Começou a nossa musa por confirmar os factos, atestando primeiro que um dos copos entrava sem dificuldade, o outro nem sequer com ela. Trocou depois os dois copos, manobra inteligente que lhe permitiu constatar o seguinte: o copo que entrava no primeiro jarro não passava no segundo, e o copo antes bloqueado por este jarro cabia perfeitamente no primeiro. A conclusão impunha-se, incontornável: apesar de ambos os jarros proclamarem, gravada no próprio vidro, a sua capacidade e predisposição para conterem cada um deles um litro, o facto é que os seus diâmetros eram dissemelhantes, logo, diversa a quantidade de vinho que transportavam. Estava ateado o barril de pólvora.

Pois então, nestes tempos de Europa e de normalização, de sal em pacotinhos e azeite em pequenos frascos, para que cidadão algum seja roubado da sua justa ração de condimentos; de doses servidas em travessas individuais, de forma a garantir a equitativa divisão das iguarias adquiridas; dos palitos embalados individualmente, tão individualmente que seria um escândalo caso se vissem dois no mesmo pacote; nestes tempos de rigor, em suma, andavam ali a vender-nos quantidades inexactas de vinho, como se de litros precisos, milimétricos, ou melhor, mililítricos, se tratasse? Ora digam-nos cá, o que havíamos nós de pensar disso?

O que realmente achámos disto, poderá o leitor facilmente adivinhar. É evidente, para quem nos conheça um pouco, que achámos muito bem, a tal ponto que teríamos todo o prazer, se solicitados, em patrocinar ao restaurante um conjunto de jarros desiguais, todos oscilando entre o quase litro e o litro e tal, como aqueles dois.

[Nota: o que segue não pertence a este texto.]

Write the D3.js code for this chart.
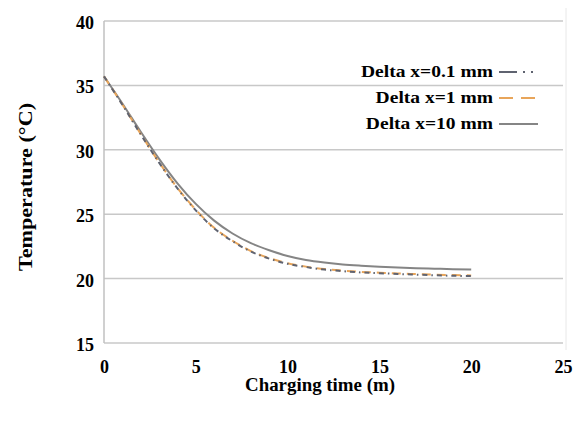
<!DOCTYPE html>
<html><head><meta charset="utf-8">
<script src="https://cdn.jsdelivr.net/npm/d3@7"></script>
<style>body{margin:0;background:#fff}svg{display:block}</style>
</head><body>
<script>
const time = [0,1,2,3,4,5,6,7,8,9,10,11,12,13,14,15,16,17,18,19,20];
const temp01 = [35.7,33.5,31.2,29.0,27.0,25.3,23.9,22.9,22.1,21.55,21.15,20.9,20.7,20.58,20.48,20.42,20.36,20.31,20.26,20.22,20.2];
const temp1 = [35.7,33.52,31.23,29.03,27.04,25.34,23.94,22.94,22.14,21.59,21.19,20.93,20.74,20.62,20.52,20.46,20.4,20.35,20.3,20.27,20.25];
const temp10 = [35.7,33.6,31.4,29.3,27.4,25.8,24.5,23.5,22.75,22.2,21.75,21.45,21.25,21.1,21.0,20.92,20.86,20.81,20.77,20.73,20.7];
const seriesNames = ["Delta x=0.1 mm","Delta x=1 mm","Delta x=10 mm"];
const xTicks = [0,5,10,15,20,25];
const yTicks = [15,20,25,30,35,40];

const W=574,H=426;
const svg=d3.select("body").append("svg").attr("width",W).attr("height",H);
const x=d3.scaleLinear().domain([0,25]).range([104,563]);
const y=d3.scaleLinear().domain([15,40]).range([343,21]);
const font="'Liberation Serif','Times New Roman',serif";

// frame
svg.append("line").attr("x1",566).attr("x2",566).attr("y1",8).attr("y2",350).attr("stroke","#e8e8e8").attr("stroke-width",1);

// gridlines
svg.append("g").selectAll("line").data(yTicks).join("line")
  .attr("x1",x(0)).attr("x2",x(25)).attr("y1",d=>y(d)).attr("y2",d=>y(d))
  .attr("stroke","#c8c8c8").attr("stroke-width",1.5);
svg.append("line").attr("x1",x(0)).attr("x2",x(0)).attr("y1",y(40)).attr("y2",y(15)).attr("stroke","#c0c0c0").attr("stroke-width",1.5);

// axes
const yAxis=svg.append("g").attr("transform",`translate(${x(0)},0)`).call(d3.axisLeft(y).tickValues(yTicks).tickSize(0).tickPadding(10));
yAxis.select(".domain").remove();
yAxis.selectAll("text").attr("font-family",font).attr("font-weight","bold").attr("font-size",18).attr("fill","#000").attr("dy","0.42em");
const xAxis=svg.append("g").attr("transform",`translate(0,${y(15)})`).call(d3.axisBottom(x).tickValues(xTicks).tickSize(0).tickPadding(17));
xAxis.select(".domain").remove();
xAxis.selectAll("text").attr("font-family",font).attr("font-weight","bold").attr("font-size",18).attr("fill","#000");

// titles
svg.append("text").attr("x",320).attr("y",391).attr("text-anchor","middle").attr("font-family",font).attr("font-weight","bold").attr("font-size",18)
  .attr("textLength",150).attr("lengthAdjust","spacingAndGlyphs").text("Charging time (m)");
svg.append("text").attr("transform","translate(32,187) rotate(-90)").attr("text-anchor","middle").attr("font-family",font).attr("font-weight","bold").attr("font-size",19)
  .attr("textLength",168).attr("lengthAdjust","spacingAndGlyphs").text("Temperature (°C)");

// lines
const styles=[
  {data:temp01,color:"#5f6370",dash:"5,4,1.5,4",w:2},
  {data:temp1,color:"#e8a55a",dash:"9,6",w:2},
  {data:temp10,color:"#858585",dash:null,w:2}
];
const line=d3.line().x((d,i)=>x(time[i])).y(d=>y(d)).curve(d3.curveMonotoneX);
[2,1,0].forEach(k=>{
  const s=styles[k];
  svg.append("path").datum(s.data).attr("d",line).attr("fill","none").attr("stroke",s.color).attr("stroke-width",s.w).attr("stroke-dasharray",s.dash);
});

// legend
const legY=[72,98,124];
const legTexts=seriesNames.map((n,i)=>svg.append("text").attr("x",493).attr("y",legY[i]+5).attr("text-anchor","end")
  .attr("font-family",font).attr("font-weight","bold").attr("font-size",16).text(n));
const w0=legTexts[0].node().getComputedTextLength();
const f=132/w0;
legTexts.forEach(t=>{const w=t.node().getComputedTextLength(); t.attr("textLength",w*f).attr("lengthAdjust","spacingAndGlyphs");});
seriesNames.forEach((n,i)=>{
  const s=styles[i];
  svg.append("line").attr("x1",499).attr("x2",538).attr("y1",legY[i]).attr("y2",legY[i]).attr("stroke",s.color).attr("stroke-width",2)
    .attr("stroke-dasharray",s.dash? (i===0?"18,6,2,6,2,6":"14,8,14"):null);
});
</script>
</body></html>
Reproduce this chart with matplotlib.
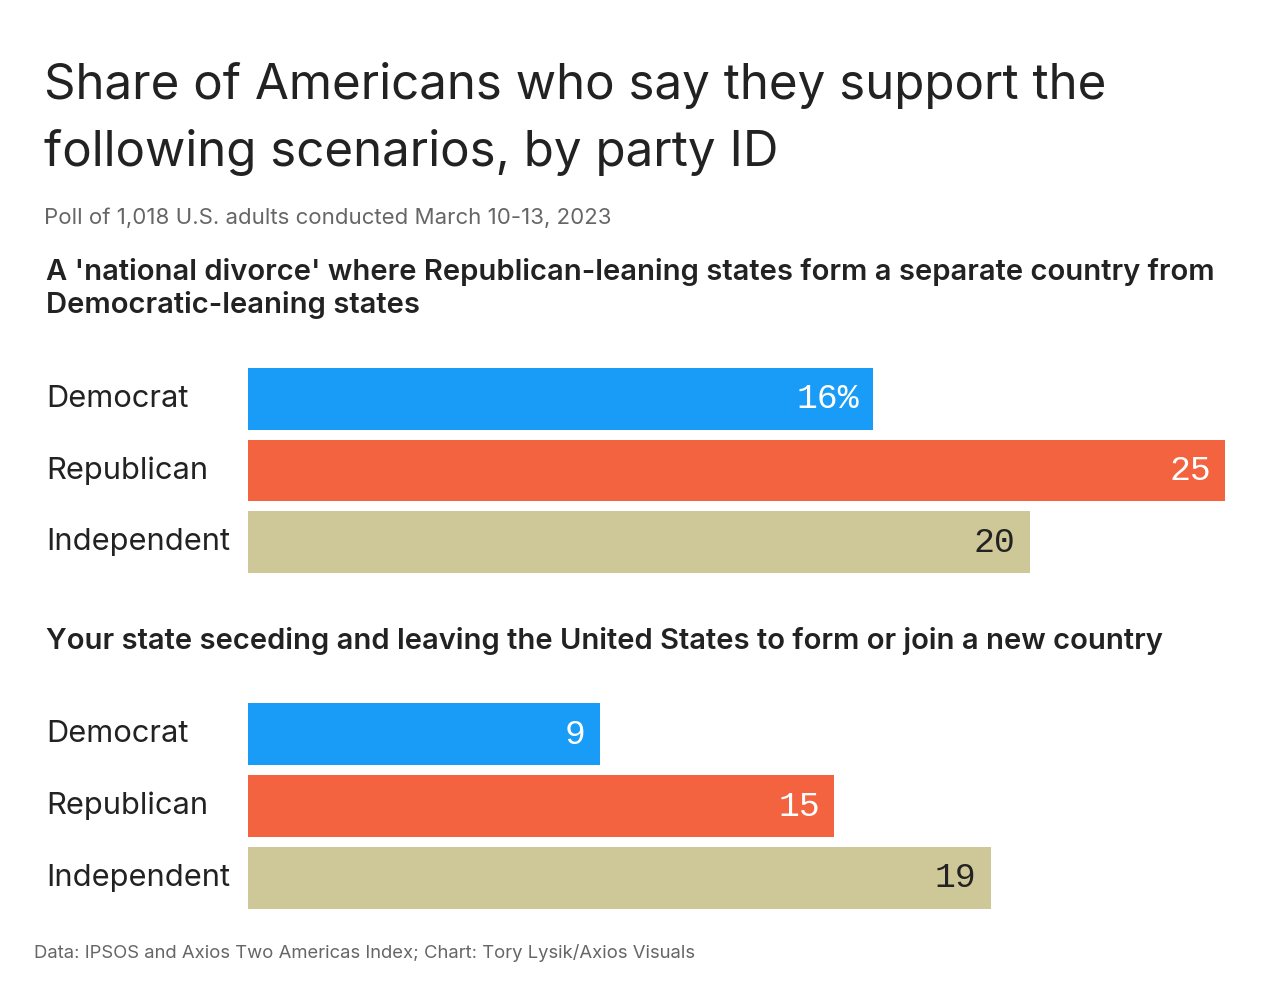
import matplotlib
matplotlib.use("Agg")
import matplotlib.pyplot as plt

W, H = 1280, 985

categories = ["Democrat", "Republican", "Independent"]
divorce_values = [16, 25, 20]
secede_values = [9, 15, 19]
divorce_labels = ["16%", "25", "20"]
secede_labels = ["9", "15", "19"]
colors = ["#199CF7", "#F4633F", "#CEC797"]
text_colors = ["white", "white", "#222222"]

title_lines = ["Share of Americans who say they support the",
               "following scenarios, by party ID"]
subtitle = "Poll of 1,018 U.S. adults conducted March 10-13, 2023"
q1_lines = ["A 'national divorce' where Republican-leaning states form a separate country from",
            "Democratic-leaning states"]
q2_lines = ["Your state seceding and leaving the United States to form or join a new country"]
footer = "Data: IPSOS and Axios Two Americas Index; Chart: Tory Lysik/Axios Visuals"

SANS = ["Inter", "DejaVu Sans"]
MONO = ["Liberation Mono", "DejaVu Sans Mono"]

fig = plt.figure(figsize=(W / 100, H / 100), dpi=100)
fig.patch.set_facecolor("white")


def fx(x):
    return x / W


def fy(y):
    return 1 - y / H


def txt(x, y, s, **kw):
    fig.text(fx(x), fy(y), s, **kw)


# Title
txt(44, 99, title_lines[0], fontsize=35.5, color="#222222", family=SANS, va="baseline")
txt(44, 166, title_lines[1], fontsize=35.5, color="#222222", family=SANS, va="baseline")
txt(44, 224, subtitle, fontsize=16, color="#666666", family=SANS, va="baseline")

# Question headers
for y, s in zip([280, 313], q1_lines):
    txt(46, y, s, fontsize=21, color="#222222", family=SANS,
        weight="semibold", va="baseline")
txt(46, 649, q2_lines[0], fontsize=21, color="#222222", family=SANS,
    weight="semibold", va="baseline")

txt(34, 958, footer, fontsize=13.3, color="#666666", family=SANS, va="baseline")


def draw_group(top_px, bottom_px, values, labels):
    left = 248
    right = 1225
    ax = fig.add_axes([fx(left), fy(bottom_px), (right - left) / W,
                       (bottom_px - top_px) / H])
    hgt = 0.867
    ys = list(range(len(categories)))
    ax.barh(ys, values, height=hgt, color=colors)
    ax.set_xlim(0, 25)
    ax.set_ylim(2 + hgt / 2, -hgt / 2)
    ax.axis("off")
    for y, v, lab, tc in zip(ys, values, labels, text_colors):
        ax.annotate(lab, (v, y), xytext=(-10, 0), textcoords="offset points",
                    ha="right", va="center", fontsize=25, color=tc, family=MONO)
    for y, c in zip(ys, categories):
        ax.annotate(c, (0, y), xycoords=("axes fraction", "data"),
                    xytext=(-(left - 46) * 0.72, 0), textcoords="offset points",
                    ha="left", va="center", fontsize=22.2, color="#222222",
                    family=SANS)
    return ax


draw_group(368, 573, divorce_values, divorce_labels)
draw_group(703, 909, secede_values, secede_labels)

fig.savefig("out.png", dpi=100, facecolor="white")
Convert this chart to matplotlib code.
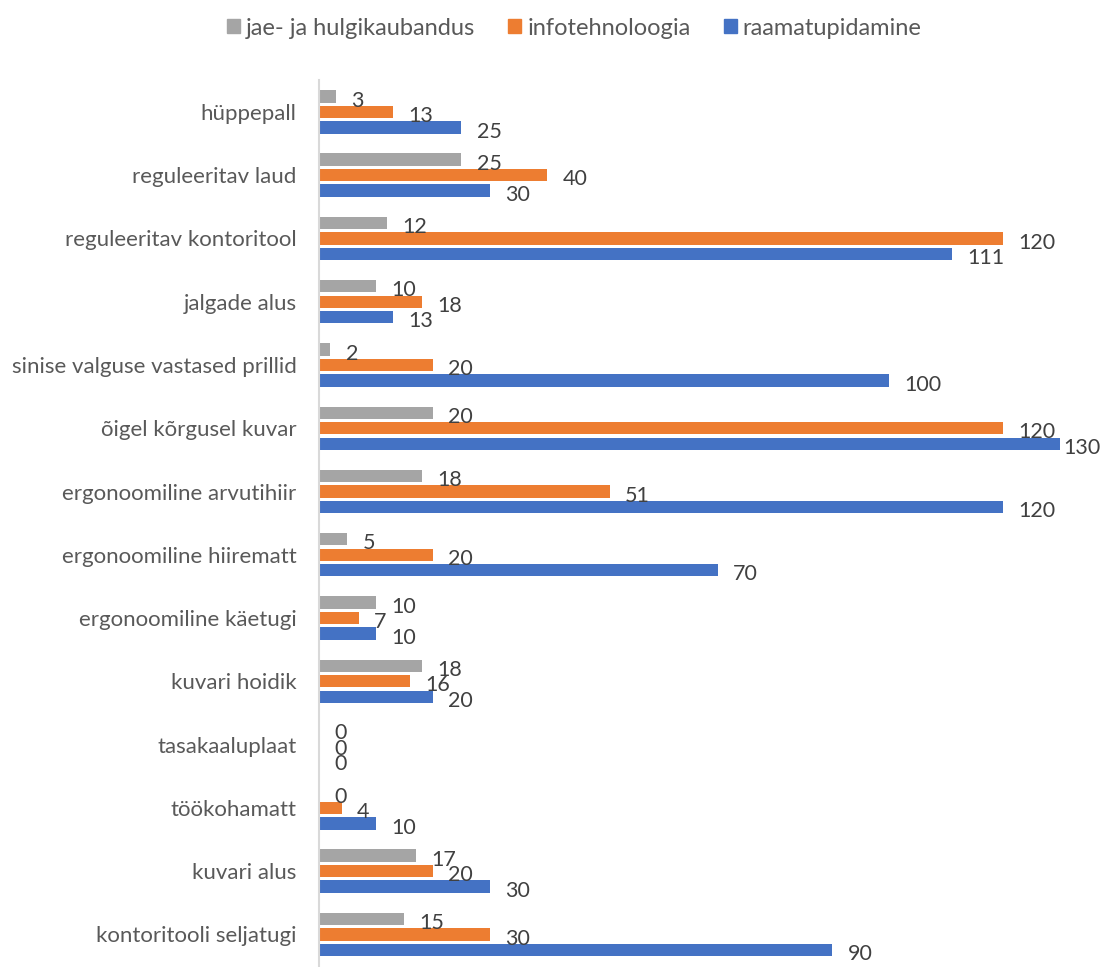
import numpy as np
import matplotlib.pyplot as plt
from matplotlib.patches import Patch

plt.rcParams['font.family'] = ['Lato', 'DejaVu Sans']

categories = ['hüppepall', 'reguleeritav laud', 'reguleeritav kontoritool', 'jalgade alus',
              'sinise valguse vastased prillid', 'õigel kõrgusel kuvar', 'ergonoomiline arvutihiir',
              'ergonoomiline hiirematt', 'ergonoomiline käetugi', 'kuvari hoidik',
              'tasakaaluplaat', 'töökohamatt', 'kuvari alus', 'kontoritooli seljatugi']
jae = [3, 25, 12, 10, 2, 20, 18, 5, 10, 18, 0, 0, 17, 15]
info = [13, 40, 120, 18, 20, 120, 51, 20, 7, 16, 0, 4, 20, 30]
raamat = [25, 30, 111, 13, 100, 130, 120, 70, 10, 20, 0, 10, 30, 90]

series = [('jae- ja hulgikaubandus', jae, '#A5A5A5'),
          ('infotehnoloogia', info, '#ED7D31'),
          ('raamatupidamine', raamat, '#4472C4')]

fig = plt.figure(figsize=(11.15, 9.67), dpi=100)
ax = fig.add_axes([0.286, 0.001, 0.692, 0.916])

y = np.arange(len(categories))
off = 0.245
h = 0.195
xmax = 135.3
for i, (name, vals, col) in enumerate(series):
    yy = y + (i - 1) * off
    ax.barh(yy, vals, height=h, color=col, label=name)
    for v, yv in zip(vals, yy):
        # labels that would run off the chart are pulled in closer to the bar
        dx = 11 if v < 128 else 2
        ax.annotate(str(v), (v, yv), xytext=(dx, -3), textcoords='offset points',
                    ha='left', va='center', fontsize=15.5, color='#404040')

ax.set_ylim(len(categories) - 0.5, -0.5)
ax.set_xlim(0, xmax)
ax.set_yticks(y)
ax.set_yticklabels(categories, fontsize=16, color='#595959')
ax.tick_params(axis='y', length=0, pad=16)
ax.set_xticks([])
for s in ['top', 'right', 'bottom']:
    ax.spines[s].set_visible(False)
ax.spines['left'].set_color('#D9D9D9')
ax.spines['left'].set_linewidth(1.5)

handles = [Patch(color=c, label=n) for n, _, c in series]
leg = fig.legend(handles=handles, loc='center', bbox_to_anchor=(0.515, 0.971), ncol=3,
                 frameon=False, fontsize=17, handlelength=0.55, handleheight=0.55,
                 handletextpad=0.25, columnspacing=1.4, labelcolor='#595959')

fig.savefig('out.png', dpi=100)
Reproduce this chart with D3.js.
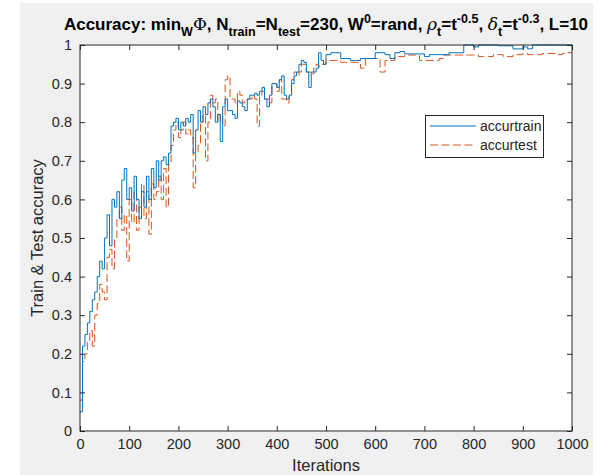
<!DOCTYPE html>
<html>
<head>
<meta charset="utf-8">
<script src="https://cdn.jsdelivr.net/npm/d3@7"></script>
<style>
  html, body { margin: 0; padding: 0; background: #ffffff; }
  svg { display: block; font-family: "Liberation Sans", Arial, sans-serif; }
</style>
</head>
<body>
<svg id="chart" width="605" height="475"></svg>
<script>
const iterations = [0,5,10,15,20,25,30,35,40,45,50,55,60,65,70,75,80,85,90,95,
  100,105,110,115,120,125,130,135,140,145,150,155,160,165,170,175,180,185,190,195,
  200,205,210,215,220,225,230,235,240,245,250,255,260,265,270,275,280,285,290,295,
  300,305,310,315,320,325,330,335,340,345,350,355,360,365,370,375,380,385,390,395,
  400,405,410,415,420,425,430,435,440,445,450,455,460,465,470,475,480,485,490,495,
  500,510,520,530,540,550,560,570,580,590,600,610,620,630,640,650,660,670,680,690,
  700,710,720,730,740,750,760,770,780,790,800,810,820,830,840,850,860,870,880,890,
  900,910,920,930,940,950,960,970,980,990,1000];

const accurtrain = [0.05,0.22,0.25,0.28,0.31,0.34,0.36,0.40,0.44,0.42,0.50,0.56,0.48,0.60,0.58,0.62,0.55,0.65,0.68,0.60,
  0.63,0.57,0.66,0.60,0.55,0.62,0.58,0.66,0.60,0.68,0.63,0.70,0.65,0.70,0.71,0.69,0.72,0.79,0.80,0.81,
  0.78,0.80,0.79,0.81,0.80,0.82,0.72,0.78,0.83,0.80,0.84,0.82,0.85,0.86,0.84,0.80,0.82,0.75,0.84,0.86,
  0.83,0.83,0.82,0.81,0.855,0.85,0.84,0.83,0.86,0.87,0.87,0.875,0.87,0.88,0.89,0.86,0.84,0.87,0.90,0.90,
  0.89,0.91,0.92,0.87,0.86,0.87,0.90,0.92,0.93,0.95,0.96,0.955,0.93,0.89,0.93,0.93,0.94,0.98,0.96,0.95,
  0.975,0.98,0.98,0.965,0.965,0.96,0.96,0.965,0.965,0.965,0.98,0.98,0.975,0.965,0.98,0.983,0.977,0.977,0.977,0.977,
  0.97,0.975,0.975,0.975,0.975,0.98,0.98,0.98,1.0,1.0,0.995,1.0,1.0,1.0,1.0,0.998,0.998,0.998,0.99,0.99,
  0.995,0.99,1.0,1.0,1.0,1.0,1.0,1.0,1.0,1.0,1.0];

const accurtest = [0.08,0.18,0.20,0.23,0.26,0.22,0.30,0.33,0.38,0.36,0.34,0.45,0.47,0.42,0.50,0.55,0.58,0.52,0.56,0.44,
  0.60,0.54,0.62,0.52,0.58,0.64,0.55,0.62,0.51,0.64,0.60,0.62,0.66,0.60,0.68,0.58,0.69,0.74,0.78,0.80,
  0.76,0.78,0.80,0.77,0.78,0.76,0.63,0.72,0.74,0.80,0.82,0.70,0.80,0.87,0.85,0.86,0.80,0.82,0.79,0.91,
  0.92,0.86,0.86,0.85,0.88,0.87,0.85,0.855,0.86,0.86,0.87,0.86,0.79,0.87,0.88,0.86,0.86,0.85,0.90,0.90,
  0.88,0.91,0.86,0.86,0.85,0.87,0.91,0.93,0.92,0.93,0.95,0.95,0.93,0.93,0.925,0.94,0.95,0.945,0.95,0.95,
  0.96,0.96,0.96,0.955,0.955,0.955,0.955,0.94,0.965,0.965,0.965,0.93,0.96,0.96,0.97,0.97,0.974,0.974,0.974,0.96,
  0.96,0.96,0.96,0.965,0.974,0.974,0.974,0.974,0.974,0.974,0.974,0.97,0.97,0.97,0.975,0.975,0.97,0.97,0.975,0.975,
  0.978,0.975,0.975,0.975,0.978,0.978,0.978,0.975,0.978,0.98,0.98];

const xTicks = [0,100,200,300,400,500,600,700,800,900,1000];
const yTicks = [0,0.1,0.2,0.3,0.4,0.5,0.6,0.7,0.8,0.9,1];
const seriesNames = ["accurtrain","accurtest"];
const seriesColors = ["#0072BD","#D95319"];

const svg = d3.select("#chart");
const W = 605, H = 475;
const m = {left: 80, right: 572, top: 45, bottom: 431};

// figure background
svg.append("rect").attr("x", 20).attr("y", 3).attr("width", 573).attr("height", H - 3).attr("fill", "#f0f0f0");
svg.append("rect").attr("x", m.left).attr("y", m.top).attr("width", m.right - m.left).attr("height", m.bottom - m.top).attr("fill", "#ffffff");

const x = d3.scaleLinear().domain([0, 1000]).range([m.left, m.right]);
const y = d3.scaleLinear().domain([0, 1]).range([m.bottom, m.top]);

svg.append("defs").append("clipPath").attr("id", "clip")
  .append("rect").attr("x", m.left).attr("y", m.top - 1).attr("width", m.right - m.left).attr("height", m.bottom - m.top + 2);

const line = d3.line().x(d => x(d[0])).y(d => y(d[1])).curve(d3.curveStepAfter);
const g = svg.append("g").attr("clip-path", "url(#clip)");
g.append("path").datum(iterations.map((it, i) => [it, accurtest[i]]))
  .attr("d", line).attr("fill", "none").attr("stroke", seriesColors[1]).attr("stroke-width", 1)
  .attr("stroke-dasharray", "8,3.5");
g.append("path").datum(iterations.map((it, i) => [it, accurtrain[i]]))
  .attr("d", line).attr("fill", "none").attr("stroke", seriesColors[0]).attr("stroke-width", 1);

const axisColor = "#262626";
const tickLen = 5;
// axes
const xAxis = svg.append("g").attr("transform", `translate(0,${m.bottom})`)
  .call(d3.axisBottom(x).tickValues(xTicks).tickSize(-tickLen).tickPadding(8).tickFormat(d3.format("d")));
const xAxisTop = svg.append("g").attr("transform", `translate(0,${m.top})`)
  .call(d3.axisTop(x).tickValues(xTicks).tickSize(-tickLen).tickFormat(""));
const yAxis = svg.append("g").attr("transform", `translate(${m.left},0)`)
  .call(d3.axisLeft(y).tickValues(yTicks).tickSize(-tickLen).tickPadding(8).tickFormat(d => d === 0 || d === 1 ? String(d) : d3.format(".1f")(d)));
const yAxisR = svg.append("g").attr("transform", `translate(${m.right},0)`)
  .call(d3.axisRight(y).tickValues(yTicks).tickSize(-tickLen).tickFormat(""));

[xAxis, xAxisTop, yAxis, yAxisR].forEach(a => {
  a.selectAll(".tick line").attr("stroke", axisColor).attr("stroke-width", 1);
  a.selectAll("text").attr("fill", axisColor).style("font-size", "14.5px").style("font-family", "'Liberation Sans', Arial, sans-serif");
  a.select(".domain").remove();
});
// box lines
svg.append("rect").attr("x", m.left).attr("y", m.top).attr("width", m.right - m.left).attr("height", m.bottom - m.top)
  .attr("fill", "none").attr("stroke", axisColor).attr("stroke-width", 1);

// axis labels
svg.append("text").attr("x", (m.left + m.right) / 2).attr("y", 471).attr("text-anchor", "middle")
  .attr("fill", axisColor).style("font-size", "16.5px").text("Iterations");
svg.append("text").attr("transform", `translate(43,${(m.top + m.bottom) / 2}) rotate(-90)`).attr("text-anchor", "middle")
  .attr("fill", axisColor).style("font-size", "16.5px").text("Train & Test accuracy");

// title
const title = svg.append("text").attr("x", (m.left + m.right) / 2).attr("y", 30).attr("text-anchor", "middle")
  .attr("fill", "#000").style("font-size", "17px").style("font-weight", "bold");
const parts = [
  ["Accuracy: min", 0], ["W", 1], ["\u03A6", 0, "serif"], [", N", 0], ["train", 1], ["=N", 0], ["test", 1],
  ["=230, W", 0], ["0", -1], ["=rand, ", 0], ["\u03C1", 0, "serif"], ["t", 1], ["=t", 0], ["-0.5", -1],
  [", ", 0], ["\u03B4", 0, "serif"], ["t", 1], ["=t", 0], ["-0.3", -1], [", L=10", 0]
];
let prev = 0;
parts.forEach(p => {
  const ts = title.append("tspan").text(p[0]);
  const shift = p[1] === 1 ? 6 : (p[1] === -1 ? -7 : 0);
  ts.attr("dy", shift - prev);
  prev = shift;
  if (p[1] !== 0) ts.style("font-size", "12.5px");
  if (p[2]) ts.style("font-family", "'DejaVu Serif', 'Liberation Serif', serif").style("font-style", p[0] === "\u03A6" ? "normal" : "italic").style("font-weight", "normal");
});

// legend
const lg = svg.append("g");
lg.append("rect").attr("x", 425.5).attr("y", 115.5).attr("width", 118).attr("height", 42)
  .attr("fill", "#ffffff").attr("stroke", axisColor).attr("stroke-width", 1);
seriesNames.forEach((name, i) => {
  const yy = 126 + i * 19;
  lg.append("line").attr("x1", 430).attr("x2", 476).attr("y1", yy).attr("y2", yy)
    .attr("stroke", seriesColors[i]).attr("stroke-width", 1)
    .attr("stroke-dasharray", i === 1 ? "8,3.5" : null);
  lg.append("text").attr("x", 480).attr("y", yy + 5).attr("fill", axisColor)
    .style("font-size", "14px").text(name);
});
</script>
</body>
</html>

A verdade, se querem mesmo saber, é que ninguém naquela mesa simpatiza muito com esta Europa normativa e corporativa, protectora apenas do que lhe apetece proteger, seja ou não tal coisa relevante; que regulamenta o número de amêijoas em cada dose de carne à alentejana, e conta as gambas que se hão-de pôr sobre cada prato de arroz de polvo; que decide o tamanho que devem ter as maçãs, mas não se importa se sabem ou não a maçã; que me obriga a rasgar seis dos malfadados pacotinhos de sal para temperar decentemente a comida, e me garante que é tudo para o meu bem. Essa Europa é uma chatice, e é um perigo – no dia em que decidirem normalizar também o tamanho do cliente, lá vou eu ter de deixar de almoçar.

Os jarros não são todos iguais? Ora engole lá essa, Europa, que é assim que as coisas se fazem por cá. Os jarros são diferentes, porque também os clientes são desiguais, e é forçoso que a necessidades distintas correspondam meios diversos. Ao cliente sequioso dá a Europa o seu litro de vinho, e outro tanto ao cliente moderado. Que lhe importa, a ela, que falte a um o que ao outro sobra? Mas importa à Vânia, que terá o cuidado de servir um litro grande ao primeiro, e um litro menor ao segundo. Pagam os dois o mesmo, a troco de quantidades distintas? Não senhores, pagam o mesmo, a troco da mesma satisfação, o que é perfeitamente justo.

Mantenham-se então as barricadas, mas contra o verdadeiro inimigo. Quanto ao fenómeno dos jarros, é algo que terei sempre prazer em celebrar, numa copiosa libação. Com um jarro grande, se possível.